Character frequencies:
H: 1 → p = 1/5 = 0.2
E: 1 → p = 1/5 = 0.2
L: 2 → p = 2/5 = 0.4
O: 1 → p = 1/5 = 0.2
Compute each term:
H: -0.2 · log₂(0.2) = -0.2 · (-2.322) = 0.464
E: -0.2 · log₂(0.2) = -0.2 · (-2.322) = 0.464
L: -0.4 · log₂(0.4) = -0.4 · (-1.322) = 0.529
O: -0.2 · log₂(0.2) = -0.2 · (-2.322) = 0.464
H = 0.464 + 0.464 + 0.529 + 0.464 = 2.049 bits
Normalized per symbol contributions:
H → 0.117 bits, E → 0.117 bits, L → 0.314 bits, O → 0.117 bits
Maximum possible for 5 characters (uniform distribution) ≈ 2.322 bits
The entropy of 2.049 bits per character means that on average, each character in "HELLO" carries about 2 bits of information. The total information content is 5 × 2.049 = 10.245 bits.

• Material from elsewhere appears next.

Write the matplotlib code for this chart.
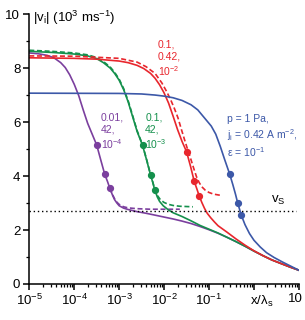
import matplotlib
matplotlib.use("Agg")
import matplotlib.pyplot as plt
from matplotlib.ticker import FixedLocator, LogLocator, NullFormatter
from matplotlib.transforms import ScaledTranslation

plt.rcParams['font.family'] = ['Liberation Sans', 'DejaVu Sans']
plt.rcParams['mathtext.default'] = 'regular'

# --- data (x = x/lambda_s, v = |v_i| in 1e3 m/s) ---
# purple: 0.01, 42, 1e-4
purple_x = [1e-5, 1.585e-5, 2.512e-5, 3.548e-5, 5.012e-5, 6.31e-5, 7.943e-5, 1e-4,
            1.259e-4, 1.585e-4, 1.778e-4, 1.995e-4, 2.512e-4, 3.162e-4, 3.89e-4, 4.786e-4,
            5.495e-4, 6.166e-4, 7.079e-4, 7.943e-4, 8.913e-4, 1e-3, 1.259e-3,
            1.585e-3, 2.512e-3, 3.981e-3, 6.31e-3, 1e-2, 1.585e-2, 2.512e-2,
            3.981e-2, 6.31e-2, 0.1, 0.1585, 0.2512, 0.3981, 0.631, 1.0, 1.585,
            2.512, 3.981, 6.31, 10.0]
purple_v = [8.56, 8.53, 8.47, 8.38, 8.2, 8.02, 7.75, 7.4,
            6.98, 6.45, 6.2, 5.95, 5.55, 5.15, 4.6, 4.06,
            3.8, 3.56, 3.3, 3.12, 3.0, 2.9, 2.81,
            2.76, 2.68, 2.62, 2.55, 2.48, 2.41, 2.33,
            2.24, 2.13, 2.01, 1.88, 1.73, 1.57, 1.40, 1.22, 1.05,
            0.89, 0.76, 0.63, 0.51]
purple_dash_x = [6.166e-4, 7.079e-4, 7.943e-4, 8.913e-4, 1e-3, 1.259e-3, 1.585e-3,
                 2.512e-3, 5.012e-3, 1e-2, 2.239e-2]
purple_dash_v = [3.56, 3.32, 3.15, 3.03, 2.95, 2.86, 2.82, 2.79, 2.77, 2.77, 2.77]
purple_dot_x = [3.162e-4, 4.786e-4, 6.166e-4]
purple_dot_v = [5.15, 4.06, 3.56]

# green: 0.1, 42, 1e-3
green_x = [1e-5, 3.162e-5, 1e-4, 1.995e-4, 3.162e-4, 4.467e-4, 6.31e-4, 7.943e-4,
           1e-3, 1.259e-3, 1.585e-3, 1.995e-3, 2.512e-3, 3.311e-3, 4.074e-3,
           5.012e-3, 5.623e-3, 6.166e-3, 7.079e-3, 7.943e-3, 9.55e-3, 1.259e-2,
           1.585e-2, 2.512e-2, 3.981e-2, 6.31e-2, 0.1, 0.1585, 0.2512, 0.3981,
           0.631, 1.0, 1.585, 2.512, 3.981, 6.31, 10.0]
green_v = [8.62, 8.58, 8.52, 8.45, 8.35, 8.2, 8.0, 7.8,
           7.55, 7.2, 6.75, 6.2, 5.65, 5.14, 4.6,
           4.03, 3.75, 3.50, 3.22, 3.06, 2.9, 2.74,
           2.64, 2.5, 2.34, 2.17, 2.03, 1.89, 1.73, 1.57,
           1.40, 1.22, 1.05, 0.89, 0.76, 0.63, 0.51]
green_dash_x = [1e-5, 3.162e-5, 1e-4, 1.995e-4, 3.162e-4, 4.467e-4, 6.31e-4, 7.943e-4,
                1e-3, 1.259e-3, 1.585e-3, 1.995e-3, 2.512e-3, 3.311e-3, 4.074e-3,
                5.012e-3, 5.623e-3, 6.166e-3, 7.079e-3, 8.318e-3, 1e-2, 1.259e-2,
                1.585e-2, 2.239e-2, 3.162e-2, 4.365e-2]
green_dash_v = [8.66, 8.62, 8.56, 8.49, 8.39, 8.24, 8.04, 7.84,
                7.59, 7.24, 6.79, 6.24, 5.68, 5.16, 4.62,
                4.05, 3.77, 3.52, 3.28, 3.12, 3.02, 2.95,
                2.91, 2.88, 2.87, 2.86]
green_dot_x = [3.311e-3, 5.012e-3, 6.166e-3]
green_dot_v = [5.14, 4.03, 3.50]

# red: 0.1, 0.42, 1e-2
red_x = [1e-5, 1e-4, 3.162e-4, 1e-3, 1.585e-3, 2.512e-3, 3.548e-3, 5.012e-3,
         6.31e-3, 7.943e-3, 1e-2, 1.259e-2, 1.585e-2, 1.995e-2, 2.512e-2,
         3.162e-2, 3.89e-2, 4.677e-2, 5.37e-2, 6.026e-2, 6.918e-2, 7.943e-2,
         9.12e-2, 0.1096, 0.1318, 0.1585, 0.2512, 0.3981, 0.631, 1.0, 1.585,
         2.512, 3.981, 6.31, 10.0]
red_v = [8.38, 8.36, 8.33, 8.26, 8.2, 8.1, 7.98, 7.8,
         7.62, 7.38, 7.08, 6.7, 6.22, 5.72, 5.28,
         4.9, 4.35, 3.81, 3.52, 3.27, 3.02, 2.8,
         2.62, 2.45, 2.3, 2.16, 1.92, 1.67, 1.44, 1.23, 1.05,
         0.89, 0.76, 0.63, 0.51]
red_dash_x = [1e-5, 1e-4, 1e-3, 2.512e-3, 3.981e-3, 6.31e-3, 8.913e-3, 1.122e-2,
              1.38e-2, 1.698e-2, 2.042e-2, 2.455e-2, 2.884e-2, 3.388e-2, 3.981e-2,
              4.571e-2, 5.248e-2, 6.026e-2, 6.918e-2, 8.318e-2, 0.1, 0.1259, 0.1738]
red_dash_v = [8.45, 8.44, 8.36, 8.22, 8.05, 7.8, 7.45, 7.15,
              6.85, 6.5, 6.15, 5.7, 5.32, 4.95, 4.6,
              4.28, 3.98, 3.76, 3.6, 3.47, 3.39, 3.33, 3.29]
red_dot_x = [3.162e-2, 4.677e-2, 6.026e-2]
red_dot_v = [4.9, 3.81, 3.27]

# blue: p = 1 Pa, j_i = 0.42 A m^-2, eps = 1e-1
blue_x = [1e-5, 1e-3, 3.162e-3, 6.31e-3, 1e-2, 1.585e-2, 2.512e-2, 3.981e-2,
          5.623e-2, 7.943e-2, 0.1122, 0.1413, 0.1778, 0.2239, 0.2884, 0.3388,
          0.389, 0.4365, 0.5248, 0.631, 0.7943, 1.0, 1.38, 1.905, 2.818, 4.365,
          6.607, 10.0]
blue_v = [7.07, 7.06, 7.04, 7.0, 6.96, 6.9, 6.8, 6.64,
          6.45, 6.15, 5.85, 5.55, 5.1, 4.6, 4.07, 3.68,
          3.32, 2.99, 2.54, 2.2, 1.87, 1.62, 1.37, 1.16, 0.98, 0.81,
          0.66, 0.51]
blue_dot_x = [0.2884, 0.4365, 0.5248]
blue_dot_v = [4.07, 2.99, 2.54]

v_s = 2.69

PURPLE = '#7b3f9e'
GREEN = '#14904c'
RED = '#e8262d'
BLUE = '#3c58a8'

fig = plt.figure(figsize=(3.05, 3.2), dpi=100)
ax = fig.add_axes([0.096, 0.1125, 0.884, 0.8435])

lw = 1.2
dash = (3.0, 1.6)
ax.plot(purple_dash_x, purple_dash_v, color=PURPLE, lw=lw, dashes=dash)
ax.plot(purple_x, purple_v, color=PURPLE, lw=lw)
ax.plot(purple_dot_x, purple_dot_v, 'o', color=PURPLE, ms=4.2)

ax.plot(green_dash_x, green_dash_v, color=GREEN, lw=lw, dashes=dash)
ax.plot(green_x, green_v, color=GREEN, lw=lw)
ax.plot(green_dot_x, green_dot_v, 'o', color=GREEN, ms=4.2)

ax.plot(red_dash_x, red_dash_v, color=RED, lw=lw, dashes=dash)
ax.plot(red_x, red_v, color=RED, lw=lw)
ax.plot(red_dot_x, red_dot_v, 'o', color=RED, ms=4.2)

ax.plot(blue_x, blue_v, color=BLUE, lw=lw)
ax.plot(blue_dot_x, blue_dot_v, 'o', color=BLUE, ms=4.2)

ax.plot([1e-5, 8.7], [v_s, v_s], color='k', lw=1.0, dashes=(1, 2))

ax.set_xscale('log')
ax.set_xlim(1e-5, 10)
ax.set_ylim(0, 10)
ax.spines['top'].set_visible(False)
ax.spines['right'].set_visible(False)
for s in ('left', 'bottom'):
    ax.spines[s].set_linewidth(1.1)

ax.set_yticks([0, 2, 4, 6, 8, 10])
ax.yaxis.set_minor_locator(FixedLocator([1, 3, 5, 7, 9]))
ax.set_xticks([1e-5, 1e-4, 1e-3, 1e-2, 1e-1, 1, 10])
ax.set_xticklabels(['$10^{-5}$', '$10^{-4}$', '$10^{-3}$', '$10^{-2}$', '$10^{-1}$', '', '10'])
ax.xaxis.set_minor_locator(LogLocator(base=10, subs=range(2, 10), numticks=100))
ax.xaxis.set_minor_formatter(NullFormatter())
ax.tick_params(which='major', length=4.5, width=1.1, labelsize=9.5, pad=2)
ax.tick_params(which='minor', length=2.5, width=0.9)

# last "10" label sits a little left of its tick
lab = ax.get_xticklabels()[-1]
lab.set_horizontalalignment('right')
lab.set_transform(lab.get_transform() + ScaledTranslation(3 / 72, 0, fig.dpi_scale_trans))

ax.text(1.45, -0.35, '$x/\\lambda_s$', fontsize=9.5, ha='center', va='top')
ax.text(1.2e-5, 9.85, '|v$_i$| (10$^3$ ms$^{-1}$)', fontsize=9.5, va='center', ha='left')

ax.text(3.9e-4, 6.35, '0.01,\n42,\n10$^{-4}$', color=PURPLE, fontsize=7.5,
        va='top', ha='left', linespacing=1.25)
ax.text(3.8e-3, 6.35, '0.1,\n42,\n10$^{-3}$', color=GREEN, fontsize=7.5,
        va='top', ha='left', linespacing=1.25)
ax.text(7.2e-3, 9.05, '0.1,\n0.42,\n10$^{-2}$', color=RED, fontsize=7.5,
        va='top', ha='left', linespacing=1.25)
ax.text(0.245, 6.3, 'p = 1 Pa,\nj$_i$ = 0.42 A m$^{-2}$,\nε = 10$^{-1}$', color=BLUE,
        fontsize=7.5, va='top', ha='left', linespacing=1.25)
ax.text(2.35, 2.85, 'v$_S$', fontsize=9.5, ha='left', va='bottom')

fig.savefig('out.png', dpi=100)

This is the minimum number of bits needed to encode the string optimally — no compression algorithm can do better without losing information.
▸ How to Compute Entropy (Python)
def shannon_entropy(s):
if not s:
return 0.0
freq = {}
for ch in s:
freq[ch] = freq.get(ch, 0) + 1
N = len(s)
H = 0.0
for count in freq.values():
p = count / N
H -= p * math.log2(p)
return H
# Examples:
# >>> shannon_entropy("AAAA")
# 0.0 (all same character = zero entropy)

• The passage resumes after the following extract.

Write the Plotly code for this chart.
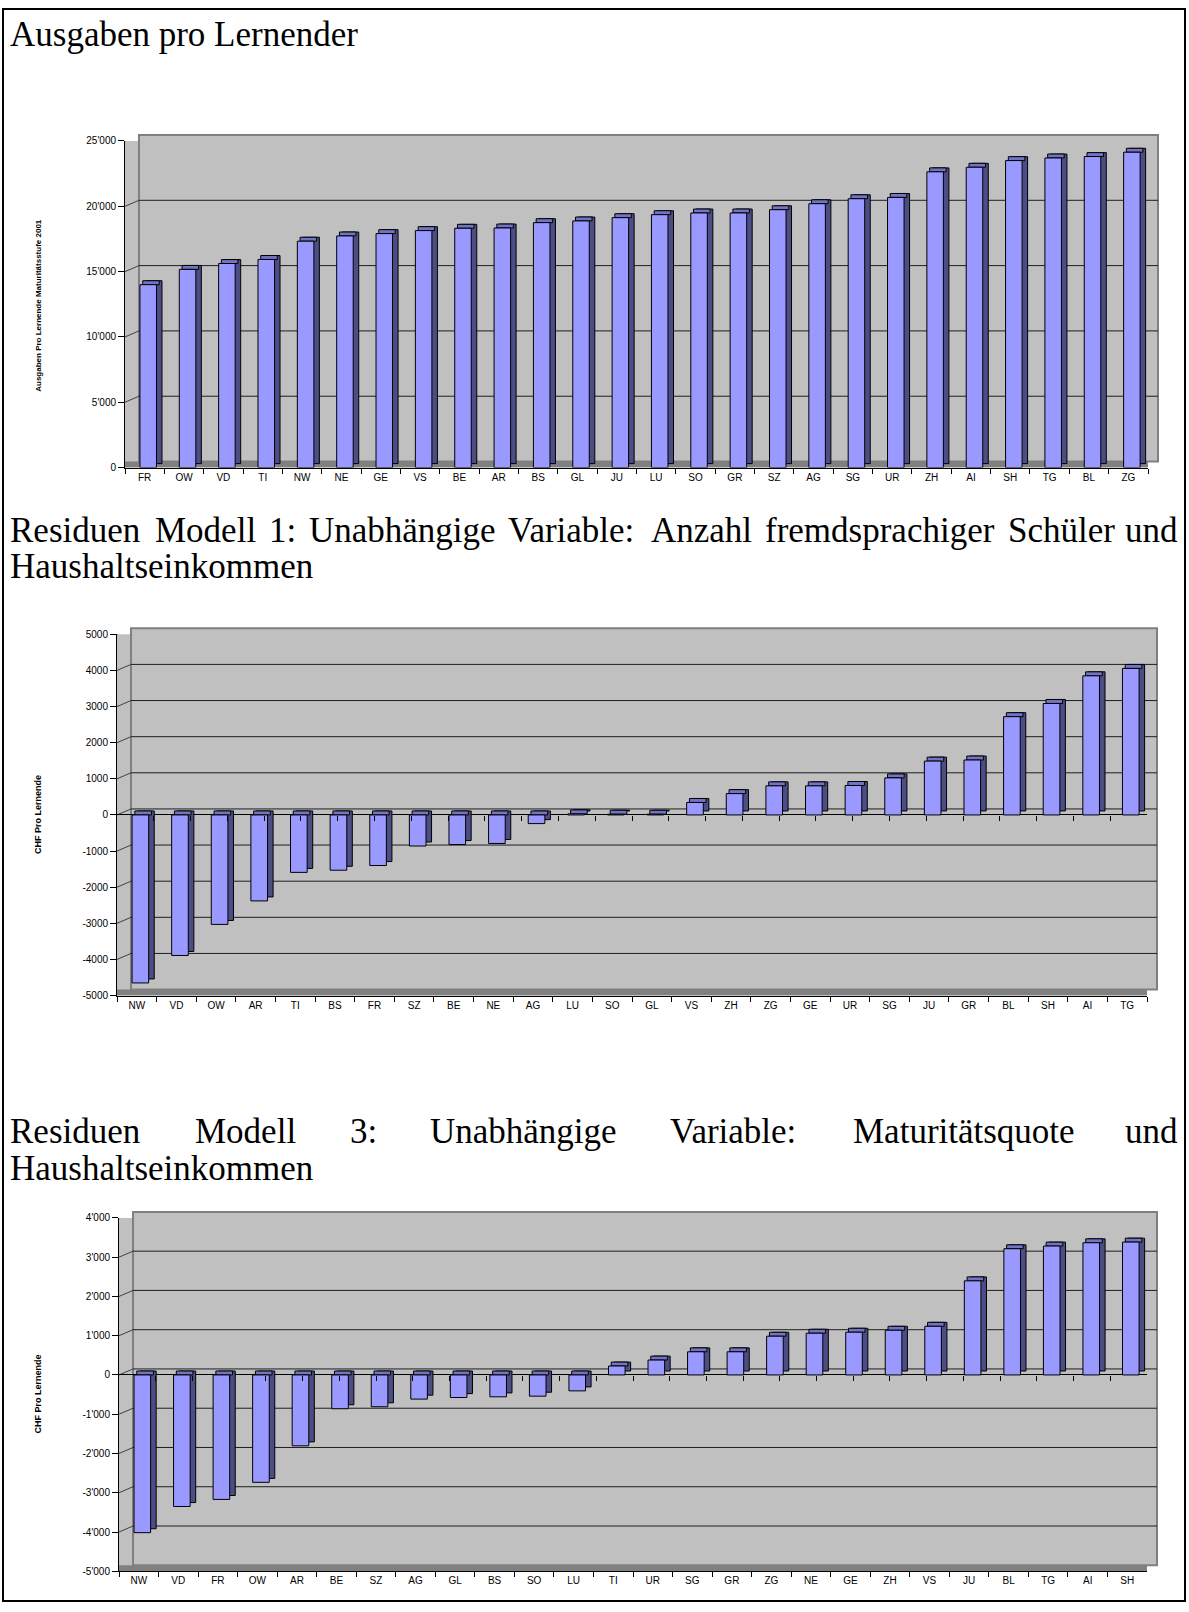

# >>> shannon_entropy("HELLO")
# 2.048795... (matches our calculation)
# >>> shannon_entropy("ABCD")
# 2.0 (4 uniform symbols = exactly 2 bits each)

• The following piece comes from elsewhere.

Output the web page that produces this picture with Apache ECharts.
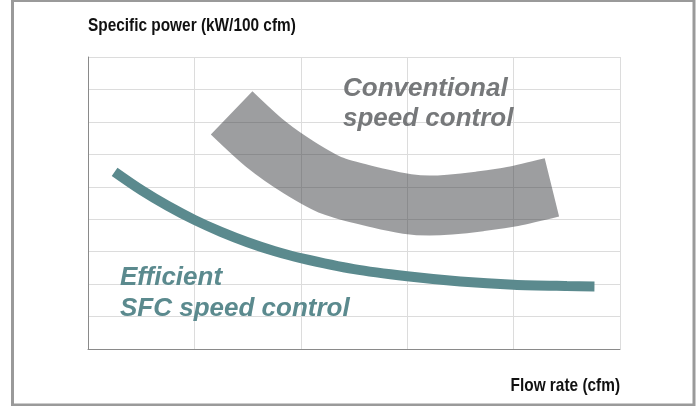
<!DOCTYPE html>
<html>
<head>
<meta charset="utf-8">
<script src="https://cdn.jsdelivr.net/npm/echarts@6/dist/echarts.min.js"></script>
<style>
html,body{margin:0;padding:0;background:#fff;}
#chart{width:698px;height:406px;}
</style>
</head>
<body>
<div id="chart"></div>
<script>
// Data (axis units: x 0..5, y 0..9, no tick labels shown)
const xTicks = [0, 1, 2, 3, 4, 5];
const yTicks = [0, 1, 2, 3, 4, 5, 6, 7, 8, 9];
const sfcX = [0.25, 0.5, 0.75, 1.0, 1.25, 1.5, 1.75, 2.0, 2.5, 3.0, 3.5, 4.0, 4.5, 4.76];
const sfcY = [5.46, 4.90, 4.41, 3.98, 3.61, 3.29, 3.02, 2.80, 2.46, 2.24, 2.08, 1.98, 1.94, 1.93];
const convX = [1.35, 1.68, 1.99, 2.3, 2.74, 3.0, 3.21, 3.4, 3.68, 3.99, 4.36];
const convY = [7.28, 6.29, 5.58, 5.03, 4.64, 4.47, 4.42, 4.45, 4.55, 4.70, 4.98];
const yTitle = 'Specific power (kW/100 cfm)';
const xTitle = 'Flow rate (cfm)';
const convLabel = ['Conventional', 'speed control'];
const sfcLabel = ['Efficient', 'SFC speed control'];

const sfcData = sfcX.map((x, i) => [x, sfcY[i]]);
const convData = convX.map((x, i) => [x, convY[i]]);

const chart = echarts.init(document.getElementById('chart'), null, {renderer: 'canvas'});
const sans = '"Liberation Sans", Arial, Helvetica, sans-serif';

chart.setOption({
  animation: false,
  backgroundColor: '#ffffff',
  grid: {left: 88, top: 57, right: 78, bottom: 57, containLabel: false},
  xAxis: {
    type: 'value', min: xTicks[0], max: xTicks[xTicks.length - 1], interval: 1,
    axisLine: {show: true, lineStyle: {color: '#8a8a8a', width: 1}},
    axisTick: {show: false}, axisLabel: {show: false},
    splitLine: {show: true, lineStyle: {color: '#dcdcdc', width: 1}}
  },
  yAxis: {
    type: 'value', min: yTicks[0], max: yTicks[yTicks.length - 1], interval: 1,
    axisLine: {show: true, onZero: false, lineStyle: {color: '#8a8a8a', width: 1}},
    axisTick: {show: false}, axisLabel: {show: false},
    splitLine: {show: true, lineStyle: {color: '#dcdcdc', width: 1}}
  },
  series: [
    {
      name: 'Conventional speed control', type: 'line', data: convData,
      smooth: 0.3, symbol: 'none', z: 2,
      lineStyle: {color: 'rgba(50,52,56,0.48)', width: 60, cap: 'butt'}
    },
    {
      name: 'Efficient SFC speed control', type: 'line', data: sfcData,
      smooth: 0.3, symbol: 'none', z: 3,
      lineStyle: {color: '#5b8a8e', width: 10, cap: 'butt'}
    }
  ],
  graphic: [
    {type: 'rect', shape: {x: 12.5, y: 0.5, width: 681.5, height: 404.5},
     style: {fill: 'none', stroke: '#9a9a9a', lineWidth: 3}, silent: true, z: 100},
    {type: 'text', x: 88, y: 25.5, scaleX: 0.81, z: 100, style: {text: yTitle, font: 'bold 19px ' + sans,
      fill: '#111', textAlign: 'left', textVerticalAlign: 'middle'}},
    {type: 'text', x: 620, y: 386, scaleX: 0.81, z: 100, style: {text: xTitle, font: 'bold 19px ' + sans,
      fill: '#111', textAlign: 'right', textVerticalAlign: 'middle'}},
    {type: 'text', x: 343, y: 89, z: 100, style: {text: convLabel[0], font: 'italic bold 26px ' + sans,
      fill: '#76787a', textAlign: 'left', textVerticalAlign: 'middle'}},
    {type: 'text', x: 343, y: 119, z: 100, style: {text: convLabel[1], font: 'italic bold 26px ' + sans,
      fill: '#76787a', textAlign: 'left', textVerticalAlign: 'middle'}},
    {type: 'text', x: 120, y: 278, z: 100, style: {text: sfcLabel[0], font: 'italic bold 26px ' + sans,
      fill: '#5b8a8e', textAlign: 'left', textVerticalAlign: 'middle'}},
    {type: 'text', x: 120, y: 309, z: 100, style: {text: sfcLabel[1], font: 'italic bold 26px ' + sans,
      fill: '#5b8a8e', textAlign: 'left', textVerticalAlign: 'middle'}}
  ]
});
</script>
</body>
</html>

💡 A fair coin flip (H/T) gives exactly 1 bit of entropy. A loaded coin that comes up heads 90% of the time gives about 0.469 bits — less surprise, less information.
▸ Difficulty & Puzzle Patterns
| Difficulty | What to Expect | Example String | H (bits) |
|---|---|---|---|
| 2 | Short string, few unique chars, easy mental math | "AAB" | 0.918 |
| 3 | Longer string, more symbols, requires calculator/code | "HELLO WORLD" | ≈3.022 |
| 4 | Mixed-case alphanumeric, varied frequencies | "Node734_!" | ≈3.125 |
| 5 | Long string with many unique characters, precise float output | random 50-char string | ≈5.200–5.700 |
⚠️ The puzzle expects the entropy value rounded to a specific precision
(typically 6 decimal places). Use round(H, 6) or the specified precision in the
puzzle prompt.
▸ Real-World Connections
- Data compression (ZIP, gzip, PNG): Entropy sets the theoretical limit on lossless compression. Huffman coding, arithmetic coding, and LZW all try to reach Shannon's bound. ZIP files work by removing the redundancy that low-entropy data contains.
- Cryptography & key randomness: A cryptographic key must have maximum entropy — every bit should be equally likely to be 0 or 1. Low-entropy keys are easily guessed (password crackers exploit this). Entropy measures the strength of a random number generator.
- Machine learning (cross-entropy loss): Neural networks minimize cross-entropy between predicted and actual distributions during training. Classification tasks use cross-entropy as the loss function — it's Shannon entropy plus the Kullback-Leibler divergence.
- Decision trees (ID3, C4.5): Algorithms like ID3 use information gain (reduction in entropy) to decide which feature to split on at each node. The feature that most reduces entropy is chosen first — this is how many decision tree classifiers work.
- Natural language processing: Language has low entropy per character (≈1.0–1.5 bits for English) because of redundancy — that's why you can read txt wth mssng vwls. NLP models use entropy to evaluate language model quality.
- Network monitoring & anomaly detection: Unexpected changes in entropy of network traffic patterns can signal intrusions, DDoS attacks, or malware communication.